WHAT TO PRODUCE: Pictures stay out of the copy. Repeat exactly the lines from the first entry below through the line that contains "const fmt = v", and nothing beyond.
----------
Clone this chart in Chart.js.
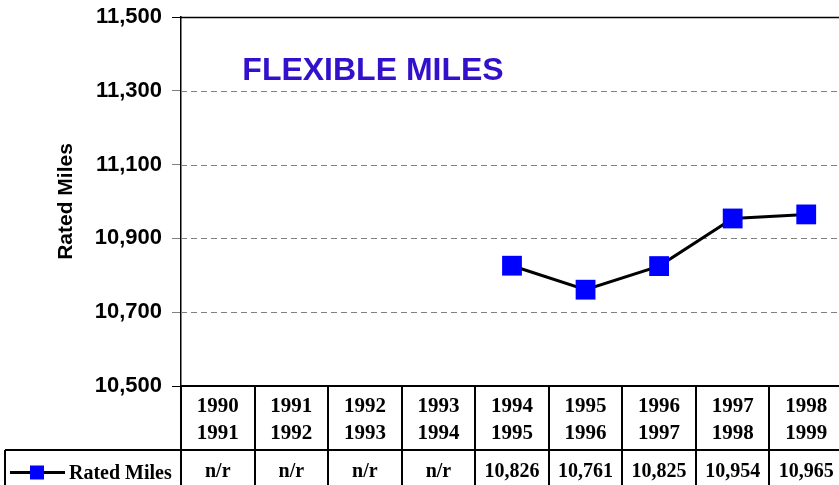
<!DOCTYPE html>
<html>
<head>
<meta charset="utf-8">
<title>Flexible Miles</title>
<script src="https://cdn.jsdelivr.net/npm/chart.js@4/dist/chart.umd.min.js"></script>
<style>
  html, body { margin: 0; padding: 0; background: #fff; overflow: hidden; }
  #wrap { width: 857px; height: 485px; }
</style>
</head>
<body>
<div id="wrap"><canvas id="milesChart" width="857" height="485"></canvas></div>
<script>
// --- Data ---
const periodStart = ['1990', '1991', '1992', '1993', '1994', '1995', '1996', '1997', '1998'];
const periodEnd = ['1991', '1992', '1993', '1994', '1995', '1996', '1997', '1998', '1999'];
const ratedMiles = [null, null, null, null, 10826, 10761, 10825, 10954, 10965];
const yTicks = [10500, 10700, 10900, 11100, 11300, 11500];
const seriesName = 'Rated Miles';
const chartTitle = 'FLEXIBLE MILES';

const SANS = '"Liberation Sans", Arial, sans-serif';
const SERIF = '"Liberation Serif", "Times New Roman", serif';
const MARKER = '#0000FF';

const fmt = v => v == null ? 'n/r' : v.toLocaleString('en-US');

// --- Grid lines: solid top edge, dashed grey between ---
const gridPlugin = {
    id: 'dashedGrid',
    beforeDatasetsDraw(chart) {
        const { ctx, chartArea: a, scales: { y } } = chart;
        ctx.save();
        y.ticks.forEach(t => {
            if (t.value === y.min) return;
            const py = Math.round(y.getPixelForValue(t.value)) + 0.5;
            const edge = t.value === y.max;
            ctx.strokeStyle = edge ? '#000' : '#808080';
            ctx.lineWidth = edge ? 1.5 : 1;
            ctx.setLineDash(edge ? [] : [6, 4]);
            ctx.beginPath();
            ctx.moveTo(a.left, py);
            ctx.lineTo(a.right, py);
            ctx.stroke();
        });
        ctx.restore();
    }
};

// --- Title inside the plot ---
const titlePlugin = {
    id: 'innerTitle',
    afterDraw(chart) {
        const { ctx, chartArea: a } = chart;
        ctx.save();
        ctx.fillStyle = '#3311CC';
        ctx.font = 'bold 32px ' + SANS;
        ctx.textAlign = 'center';
        ctx.textBaseline = 'alphabetic';
        ctx.fillText(chartTitle, a.left + 192, a.top + 63);
        ctx.restore();
    }
};

// --- Data table under the x axis ---
const tablePlugin = {
    id: 'dataTable',
    afterDraw(chart) {
        const { ctx, chartArea: a, scales: { x } } = chart;
        const n = periodStart.length;
        const colW = (a.right - a.left) / n;
        const top = a.bottom;
        const mid = top + 64;
        const bottom = chart.height;
        const line = (x1, y1, x2, y2) => {
            ctx.beginPath();
            ctx.moveTo(x1, y1);
            ctx.lineTo(x2, y2);
            ctx.stroke();
        };

        ctx.save();
        ctx.strokeStyle = '#000';
        ctx.lineWidth = 2;
        line(a.left, top, a.right, top);
        line(5, mid, a.right, mid);
        line(5, mid, 5, bottom);
        for (let i = 0; i <= n; i++) {
            const px = Math.round(a.left + i * colW);
            line(px, top, px, bottom);
        }

        ctx.fillStyle = '#000';
        ctx.textAlign = 'center';
        ctx.textBaseline = 'alphabetic';
        periodStart.forEach((s, i) => {
            const cx = x.getPixelForValue(i);
            ctx.font = 'bold 21px ' + SERIF;
            ctx.fillText(s, cx, top + 26);
            ctx.fillText(periodEnd[i], cx, top + 53);
            ctx.font = 'bold 20px ' + SERIF;
            ctx.fillText(fmt(ratedMiles[i]), cx, mid + 27);
        });

        // legend key
        const ky = mid + 22.5;
        ctx.lineWidth = 3;
        line(10, ky, 65, ky);
        ctx.fillStyle = MARKER;
        ctx.fillRect(30, ky - 7, 14, 14);
        ctx.fillStyle = '#000';
        ctx.textAlign = 'left';
        ctx.font = 'bold 20px ' + SERIF;
        ctx.fillText(seriesName, 69, mid + 29);
        ctx.restore();
    }
};

new Chart(document.getElementById('milesChart'), {
    type: 'line',
    data: {
        labels: periodStart.map((s, i) => s + '-' + periodEnd[i]),
        datasets: [{
            label: seriesName,
            data: ratedMiles,
            borderColor: '#000',
            borderWidth: 3,
            pointStyle: 'rect',
            pointRadius: 14,
            pointHoverRadius: 14,
            pointBackgroundColor: MARKER,
            pointBorderColor: MARKER,
            pointBorderWidth: 0,
            tension: 0
        }]
    },
    options: {
        responsive: false,
        animation: false,
        layout: { padding: { left: 0, top: 17, right: 2, bottom: 99 } },
        plugins: { legend: { display: false }, tooltip: { enabled: false } },
        scales: {
            x: {
                offset: true,
                ticks: { display: false, callback: () => '' },
                grid: { display: false },
                border: { display: true, color: '#000', width: 1.5 },
                afterFit: s => {
                    s.height = 0;
                    s.paddingLeft = 0;
                    s.paddingRight = 0;
                }
            },
            y: {
                min: yTicks[0],
                max: yTicks[yTicks.length - 1],
                ticks: {
                    stepSize: yTicks[1] - yTicks[0],
                    padding: 10,
                    color: '#000',
                    font: { family: SANS, size: 22, weight: 'bold' },
                    callback: v => v.toLocaleString('en-US')
                },
                grid: {
                    drawOnChartArea: false,
                    drawTicks: true,
                    tickLength: 9,
                    color: c => (c.tick.value === yTicks[0] || c.tick.value === yTicks[yTicks.length - 1]) ? '#000' : '#808080'
                },
                border: { display: true, color: '#000', width: 1.5 },
                title: {
                    display: true,
                    text: seriesName,
                    color: '#000',
                    padding: { top: 54, bottom: 0 },
                    font: { family: SANS, size: 21, weight: 'bold' }
                },
                afterFit: s => {
                    s.width = 181;
                    s.paddingTop = 0;
                    s.paddingBottom = 0;
                }
            }
        }
    },
    plugins: [gridPlugin, titlePlugin, tablePlugin]
});
</script>
</body>
</html>
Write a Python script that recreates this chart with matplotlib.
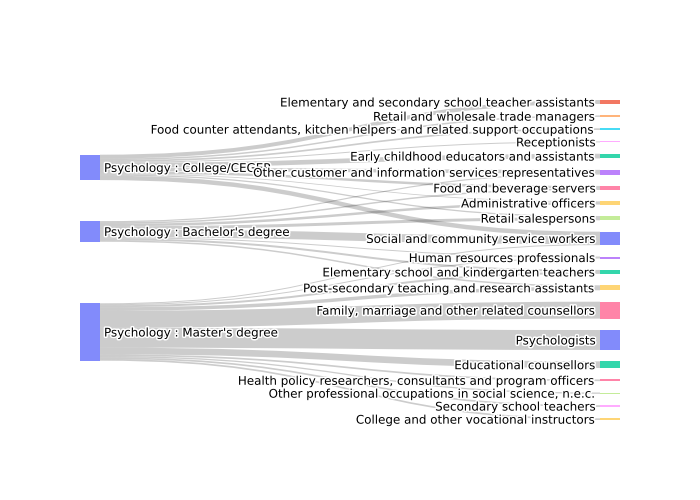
----------
IN RESPONSE:
Clone this chart in Chart.js.
<!DOCTYPE html>
<html>
<head>
<meta charset="utf-8">
<title>Flexible Miles</title>
<script src="https://cdn.jsdelivr.net/npm/chart.js@4/dist/chart.umd.min.js"></script>
<style>
  html, body { margin: 0; padding: 0; background: #fff; overflow: hidden; }
  #wrap { width: 857px; height: 485px; }
</style>
</head>
<body>
<div id="wrap"><canvas id="milesChart" width="857" height="485"></canvas></div>
<script>
// --- Data ---
const periodStart = ['1990', '1991', '1992', '1993', '1994', '1995', '1996', '1997', '1998'];
const periodEnd = ['1991', '1992', '1993', '1994', '1995', '1996', '1997', '1998', '1999'];
const ratedMiles = [null, null, null, null, 10826, 10761, 10825, 10954, 10965];
const yTicks = [10500, 10700, 10900, 11100, 11300, 11500];
const seriesName = 'Rated Miles';
const chartTitle = 'FLEXIBLE MILES';

const SANS = '"Liberation Sans", Arial, sans-serif';
const SERIF = '"Liberation Serif", "Times New Roman", serif';
const MARKER = '#0000FF';

const fmt = v => v == null ? 'n/r' : v.toLocaleString('en-US');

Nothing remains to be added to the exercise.